The Case for Modelling

Last week I wrote about the need for experimentation over models. Models are generally too abstract and far afield from reality that it’s hard to get any accurate answers.

If you want to find out if an intervention works, try it. Do experiments on it. Carry out pilot projects and see what happens.

Don’t model just model something to see what’s “likely to happen”. What’s “likely to happen” in your model is going to be highly dependent on the assumptions you make, which in turn are likely to highly dependent on your view of the world. We tend to see what we expect to see, which can make modelling a particularly self-referencing exercise if we’re not careful. Experiments help us see the world as it really is.

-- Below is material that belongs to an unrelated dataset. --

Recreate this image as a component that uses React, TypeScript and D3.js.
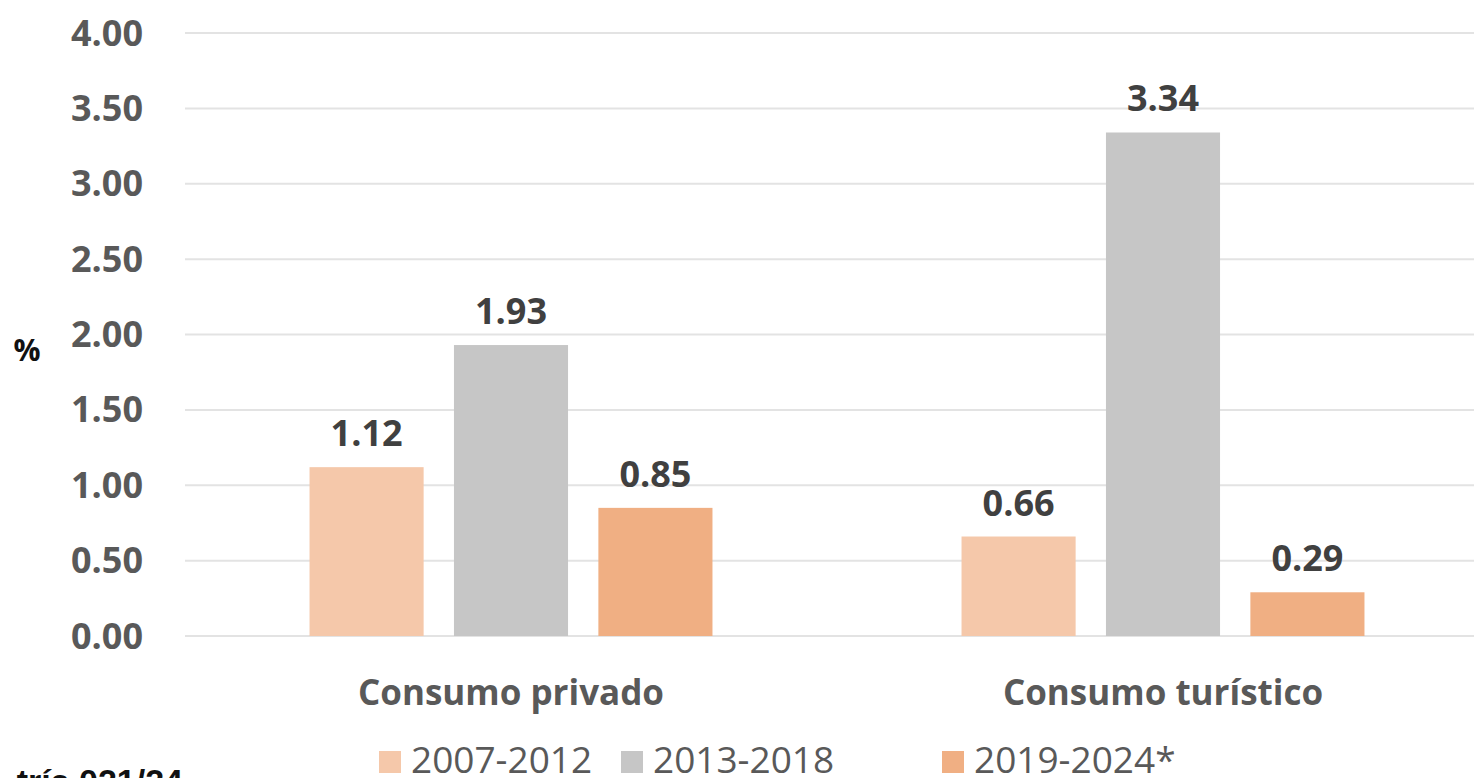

But that’s not the full story. Don’t discount modelling just yet.

Joshua Epstein makes a great case for modelling in what is one of the best essays on modelling I’ve read so far. He has one particularly salient point about models that I’d never thought of before: that building models is done by everyone all the time; it’s just that people don’t build explicit models all the time.

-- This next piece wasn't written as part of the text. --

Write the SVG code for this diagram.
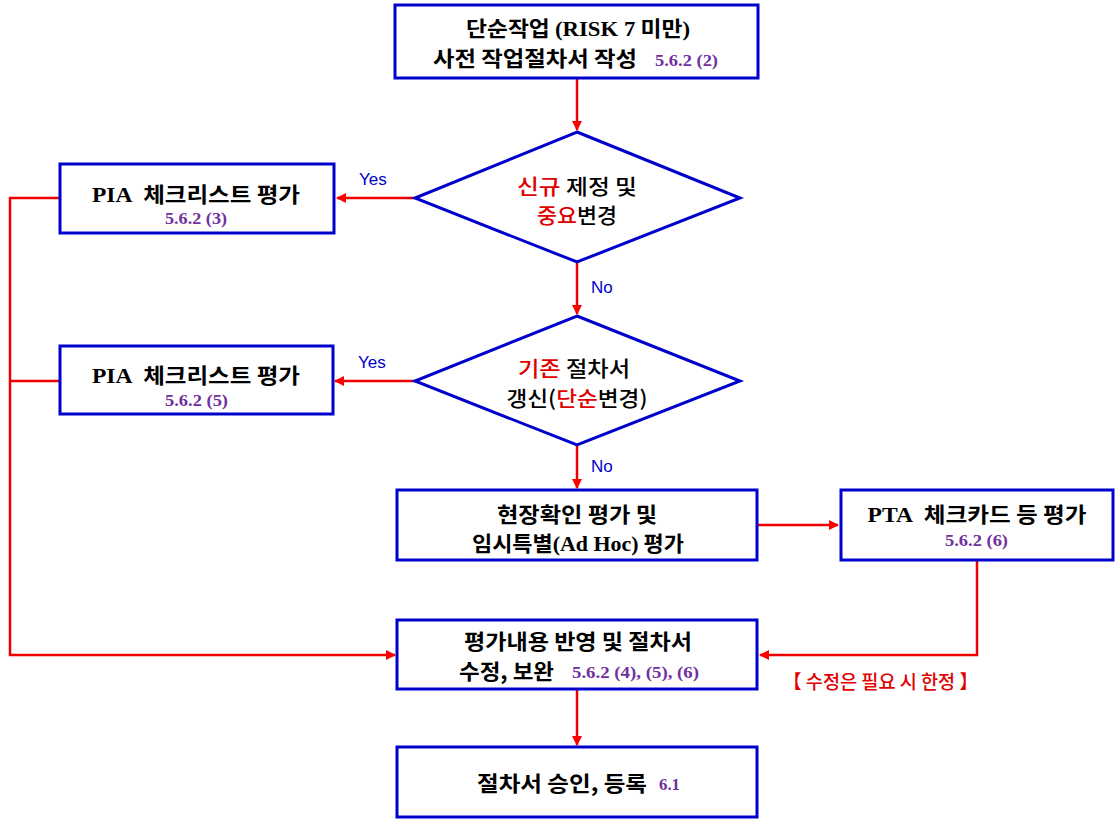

By building an explicit model, listing down assumptions and having all the numbers laid out in front of you, at least you know what’s going into your thinking. Not building explicit models, on the other hand, doesn’t mean you’re not using a model, as Epstein explains:

It is just an implicit model that you haven’t written down.

The choice, then, is not whether to build models; it’s whether to build explicit ones. In explicit models, assumptions are laid out in detail, so we can study exactly what they entail. On these assumptions, this sort of thing happens. When you alter the assumptions that is what happens. By writing explicit models, you let others replicate your results.

Overall, the points Epstein makes on modelling are practical and well thought out, and certainly worth the read. Models are, in a nutshell, great at testing assumptions and straightening out thinking before any real decision is made, even if that decision is to go ahead on a pilot project.